** start of Records for this exercise **

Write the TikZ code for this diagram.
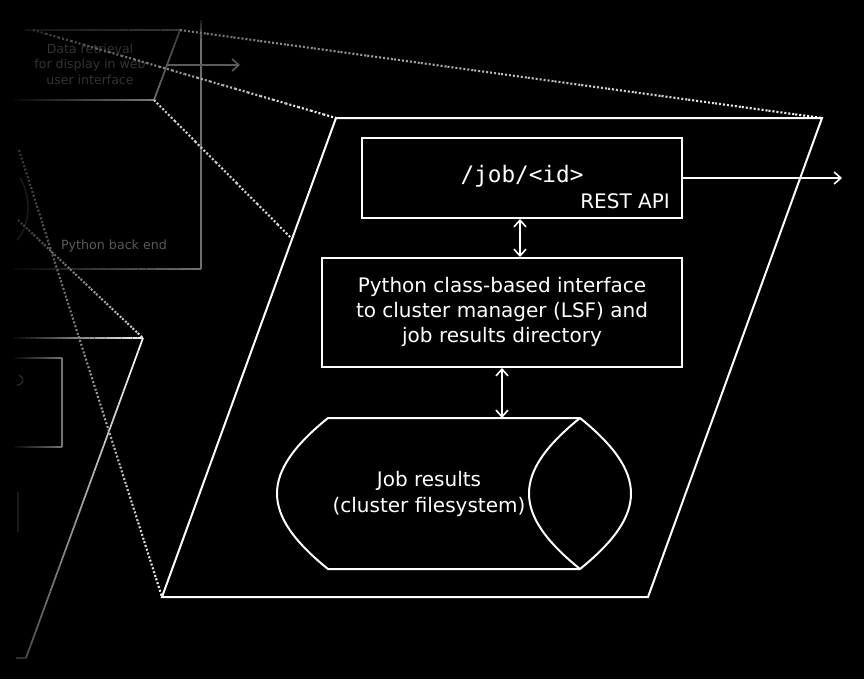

** end of Records for this exercise **
** start of Records for this exercise **

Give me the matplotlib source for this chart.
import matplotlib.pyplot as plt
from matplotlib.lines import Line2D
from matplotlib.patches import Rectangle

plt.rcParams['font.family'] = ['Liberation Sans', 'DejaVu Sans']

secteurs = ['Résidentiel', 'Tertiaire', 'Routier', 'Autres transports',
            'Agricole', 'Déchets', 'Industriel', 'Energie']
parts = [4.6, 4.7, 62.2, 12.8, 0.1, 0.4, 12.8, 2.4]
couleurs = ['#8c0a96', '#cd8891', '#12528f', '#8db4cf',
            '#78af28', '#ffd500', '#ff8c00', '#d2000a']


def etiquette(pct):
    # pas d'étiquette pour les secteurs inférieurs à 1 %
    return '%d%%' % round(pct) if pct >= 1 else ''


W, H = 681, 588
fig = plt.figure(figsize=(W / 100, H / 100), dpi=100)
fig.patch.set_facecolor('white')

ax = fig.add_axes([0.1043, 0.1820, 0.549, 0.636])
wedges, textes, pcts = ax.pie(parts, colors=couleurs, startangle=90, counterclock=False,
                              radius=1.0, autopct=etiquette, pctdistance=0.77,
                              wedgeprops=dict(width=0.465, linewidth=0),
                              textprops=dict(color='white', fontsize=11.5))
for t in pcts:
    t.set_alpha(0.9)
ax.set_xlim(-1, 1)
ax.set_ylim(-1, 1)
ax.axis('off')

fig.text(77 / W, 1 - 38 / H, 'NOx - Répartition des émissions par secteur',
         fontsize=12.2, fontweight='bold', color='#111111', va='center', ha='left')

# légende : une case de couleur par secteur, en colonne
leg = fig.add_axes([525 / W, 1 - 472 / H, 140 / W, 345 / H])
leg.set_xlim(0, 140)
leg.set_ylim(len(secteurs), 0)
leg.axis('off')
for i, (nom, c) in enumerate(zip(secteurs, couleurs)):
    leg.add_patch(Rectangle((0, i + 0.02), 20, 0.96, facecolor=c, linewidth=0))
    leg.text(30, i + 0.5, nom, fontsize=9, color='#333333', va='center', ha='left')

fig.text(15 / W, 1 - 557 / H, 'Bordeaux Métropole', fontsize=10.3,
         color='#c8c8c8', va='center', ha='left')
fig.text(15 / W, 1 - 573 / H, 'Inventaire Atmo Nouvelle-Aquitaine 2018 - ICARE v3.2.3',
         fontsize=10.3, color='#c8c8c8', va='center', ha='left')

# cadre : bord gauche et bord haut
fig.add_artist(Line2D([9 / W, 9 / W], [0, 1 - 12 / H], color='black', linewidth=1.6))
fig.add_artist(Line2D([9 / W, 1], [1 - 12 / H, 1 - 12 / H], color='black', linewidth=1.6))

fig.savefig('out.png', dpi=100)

** end of Records for this exercise **
** start of Records for this exercise **

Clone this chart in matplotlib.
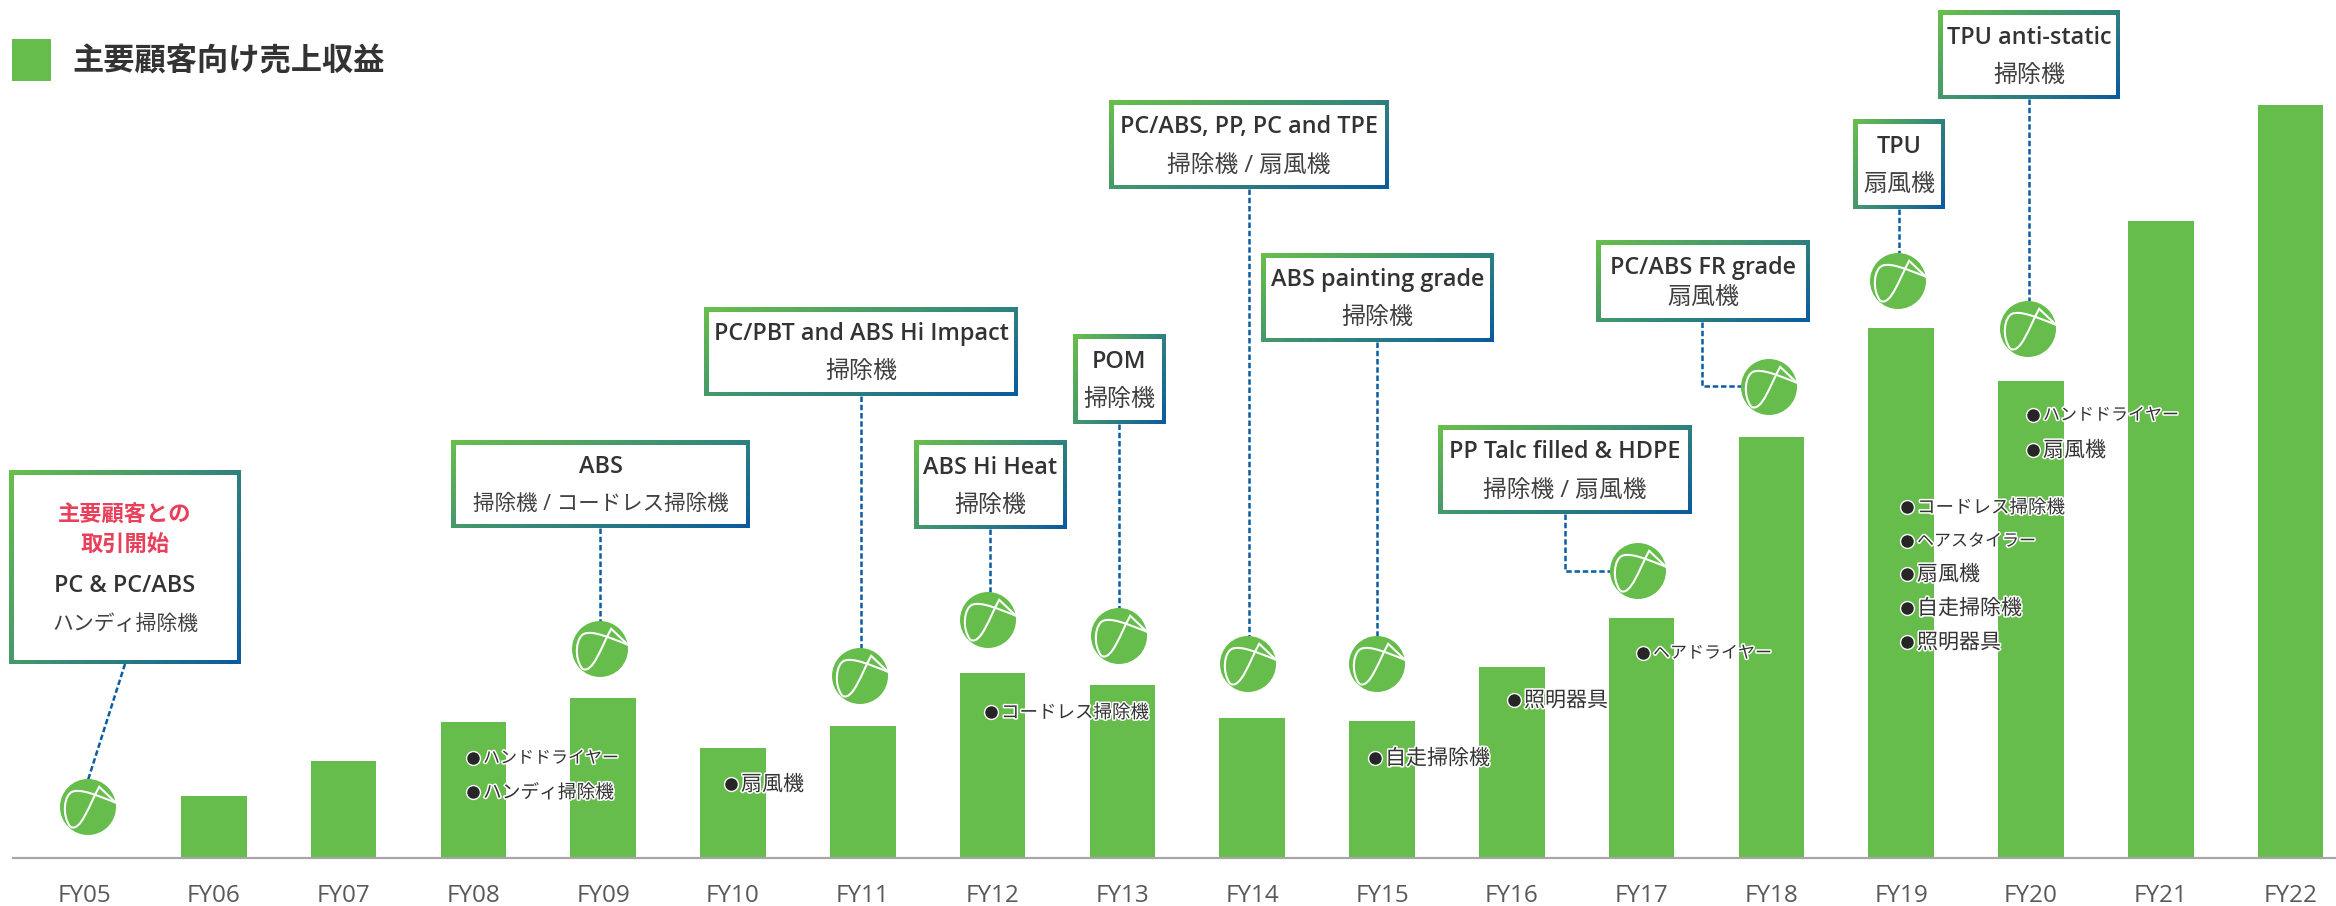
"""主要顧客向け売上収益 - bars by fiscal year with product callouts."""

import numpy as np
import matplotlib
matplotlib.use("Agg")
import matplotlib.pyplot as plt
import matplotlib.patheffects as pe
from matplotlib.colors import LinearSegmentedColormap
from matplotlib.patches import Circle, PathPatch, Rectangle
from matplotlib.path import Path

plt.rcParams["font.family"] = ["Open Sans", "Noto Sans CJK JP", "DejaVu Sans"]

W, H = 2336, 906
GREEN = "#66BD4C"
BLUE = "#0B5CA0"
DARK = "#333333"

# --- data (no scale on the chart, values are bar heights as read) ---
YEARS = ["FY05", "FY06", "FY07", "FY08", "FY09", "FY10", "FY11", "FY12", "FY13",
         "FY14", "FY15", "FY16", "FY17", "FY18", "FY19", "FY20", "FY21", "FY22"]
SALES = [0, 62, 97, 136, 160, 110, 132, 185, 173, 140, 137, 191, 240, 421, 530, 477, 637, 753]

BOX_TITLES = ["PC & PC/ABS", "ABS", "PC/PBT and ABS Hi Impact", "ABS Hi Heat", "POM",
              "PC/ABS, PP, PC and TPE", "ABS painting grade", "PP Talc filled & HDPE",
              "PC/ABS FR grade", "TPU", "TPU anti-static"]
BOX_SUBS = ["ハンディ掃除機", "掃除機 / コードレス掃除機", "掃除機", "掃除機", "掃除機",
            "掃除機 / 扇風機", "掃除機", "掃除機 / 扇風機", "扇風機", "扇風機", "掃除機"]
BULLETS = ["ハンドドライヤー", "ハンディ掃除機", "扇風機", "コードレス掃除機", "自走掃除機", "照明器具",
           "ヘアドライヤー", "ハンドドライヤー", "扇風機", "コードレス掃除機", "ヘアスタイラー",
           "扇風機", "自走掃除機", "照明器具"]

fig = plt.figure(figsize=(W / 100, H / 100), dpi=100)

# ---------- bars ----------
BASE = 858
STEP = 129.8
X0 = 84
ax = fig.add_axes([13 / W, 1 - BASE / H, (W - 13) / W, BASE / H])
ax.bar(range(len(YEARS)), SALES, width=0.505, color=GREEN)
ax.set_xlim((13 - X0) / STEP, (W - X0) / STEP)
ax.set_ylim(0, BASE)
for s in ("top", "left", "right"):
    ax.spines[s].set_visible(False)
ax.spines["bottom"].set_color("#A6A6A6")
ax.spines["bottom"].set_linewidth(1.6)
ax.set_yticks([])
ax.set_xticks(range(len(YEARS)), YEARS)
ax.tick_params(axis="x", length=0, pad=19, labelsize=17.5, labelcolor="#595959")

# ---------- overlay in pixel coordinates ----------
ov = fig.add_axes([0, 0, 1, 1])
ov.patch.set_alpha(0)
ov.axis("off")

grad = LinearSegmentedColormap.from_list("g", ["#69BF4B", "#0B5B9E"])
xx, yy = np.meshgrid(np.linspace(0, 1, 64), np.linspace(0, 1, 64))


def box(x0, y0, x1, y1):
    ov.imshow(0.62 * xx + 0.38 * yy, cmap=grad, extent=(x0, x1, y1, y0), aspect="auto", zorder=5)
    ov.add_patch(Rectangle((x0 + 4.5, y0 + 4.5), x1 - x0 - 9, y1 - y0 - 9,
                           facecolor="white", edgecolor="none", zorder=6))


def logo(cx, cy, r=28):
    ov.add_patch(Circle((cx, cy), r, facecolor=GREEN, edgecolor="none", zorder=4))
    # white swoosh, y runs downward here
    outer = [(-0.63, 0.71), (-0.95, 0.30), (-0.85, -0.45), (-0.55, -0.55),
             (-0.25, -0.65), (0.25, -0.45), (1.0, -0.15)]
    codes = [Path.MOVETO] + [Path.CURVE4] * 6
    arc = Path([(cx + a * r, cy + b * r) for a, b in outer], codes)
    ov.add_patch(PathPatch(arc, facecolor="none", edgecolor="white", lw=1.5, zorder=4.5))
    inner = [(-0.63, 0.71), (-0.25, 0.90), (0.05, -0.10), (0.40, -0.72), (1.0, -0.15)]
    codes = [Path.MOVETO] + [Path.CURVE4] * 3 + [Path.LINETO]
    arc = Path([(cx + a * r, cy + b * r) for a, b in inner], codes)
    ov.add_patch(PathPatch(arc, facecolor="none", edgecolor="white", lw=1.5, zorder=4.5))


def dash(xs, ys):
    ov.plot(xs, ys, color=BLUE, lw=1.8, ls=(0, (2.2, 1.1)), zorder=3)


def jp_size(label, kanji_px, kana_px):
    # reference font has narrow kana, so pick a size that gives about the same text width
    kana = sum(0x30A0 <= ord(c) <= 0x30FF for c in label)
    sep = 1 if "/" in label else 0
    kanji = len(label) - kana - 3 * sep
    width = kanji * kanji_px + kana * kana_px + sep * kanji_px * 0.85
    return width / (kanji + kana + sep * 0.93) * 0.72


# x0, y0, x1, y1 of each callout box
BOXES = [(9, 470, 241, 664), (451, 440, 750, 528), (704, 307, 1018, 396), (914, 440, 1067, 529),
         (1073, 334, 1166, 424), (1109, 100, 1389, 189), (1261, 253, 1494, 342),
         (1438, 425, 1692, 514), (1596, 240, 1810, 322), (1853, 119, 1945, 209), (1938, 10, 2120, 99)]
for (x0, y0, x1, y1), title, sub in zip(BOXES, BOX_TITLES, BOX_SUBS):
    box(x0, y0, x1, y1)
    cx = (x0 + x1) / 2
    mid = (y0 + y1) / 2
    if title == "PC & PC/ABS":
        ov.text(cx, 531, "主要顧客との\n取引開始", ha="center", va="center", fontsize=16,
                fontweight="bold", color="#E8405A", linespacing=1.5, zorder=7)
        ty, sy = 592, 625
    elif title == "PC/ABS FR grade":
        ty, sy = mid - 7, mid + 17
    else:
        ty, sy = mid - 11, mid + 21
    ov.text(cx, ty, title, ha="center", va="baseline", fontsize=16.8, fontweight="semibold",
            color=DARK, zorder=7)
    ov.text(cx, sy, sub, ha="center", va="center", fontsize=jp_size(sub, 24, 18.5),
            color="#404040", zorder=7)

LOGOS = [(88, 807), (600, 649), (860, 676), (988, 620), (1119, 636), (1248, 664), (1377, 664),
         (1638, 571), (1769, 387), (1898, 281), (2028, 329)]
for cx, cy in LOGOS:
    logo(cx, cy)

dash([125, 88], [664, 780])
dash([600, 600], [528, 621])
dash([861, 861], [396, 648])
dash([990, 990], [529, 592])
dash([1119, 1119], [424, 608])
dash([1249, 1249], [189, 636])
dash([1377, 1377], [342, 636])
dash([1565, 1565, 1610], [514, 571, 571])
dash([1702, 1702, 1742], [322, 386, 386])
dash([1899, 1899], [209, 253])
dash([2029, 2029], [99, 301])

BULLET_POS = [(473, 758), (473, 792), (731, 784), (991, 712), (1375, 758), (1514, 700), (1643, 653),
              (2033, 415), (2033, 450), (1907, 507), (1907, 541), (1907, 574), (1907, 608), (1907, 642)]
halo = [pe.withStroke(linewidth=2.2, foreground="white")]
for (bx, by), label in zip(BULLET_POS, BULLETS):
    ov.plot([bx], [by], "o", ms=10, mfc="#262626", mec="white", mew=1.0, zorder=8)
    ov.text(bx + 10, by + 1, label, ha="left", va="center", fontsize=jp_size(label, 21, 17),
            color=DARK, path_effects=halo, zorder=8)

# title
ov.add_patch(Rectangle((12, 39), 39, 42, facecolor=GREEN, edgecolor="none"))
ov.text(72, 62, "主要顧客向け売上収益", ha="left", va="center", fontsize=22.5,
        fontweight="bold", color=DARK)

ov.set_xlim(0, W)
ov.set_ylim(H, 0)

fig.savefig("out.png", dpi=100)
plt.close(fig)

** end of Records for this exercise **

■ Written request:
Output only the lines from the one containing "Give me the matplotlib source for this chart." through the one containing "return '%d%%' %", inclusive, exactly as written.

■ Task response:
Give me the matplotlib source for this chart.
import matplotlib.pyplot as plt
from matplotlib.lines import Line2D
from matplotlib.patches import Rectangle

plt.rcParams['font.family'] = ['Liberation Sans', 'DejaVu Sans']

secteurs = ['Résidentiel', 'Tertiaire', 'Routier', 'Autres transports',
            'Agricole', 'Déchets', 'Industriel', 'Energie']
parts = [4.6, 4.7, 62.2, 12.8, 0.1, 0.4, 12.8, 2.4]
couleurs = ['#8c0a96', '#cd8891', '#12528f', '#8db4cf',
            '#78af28', '#ffd500', '#ff8c00', '#d2000a']


def etiquette(pct):
    # pas d'étiquette pour les secteurs inférieurs à 1 %
    return '%d%%' % round(pct) if pct >= 1 else ''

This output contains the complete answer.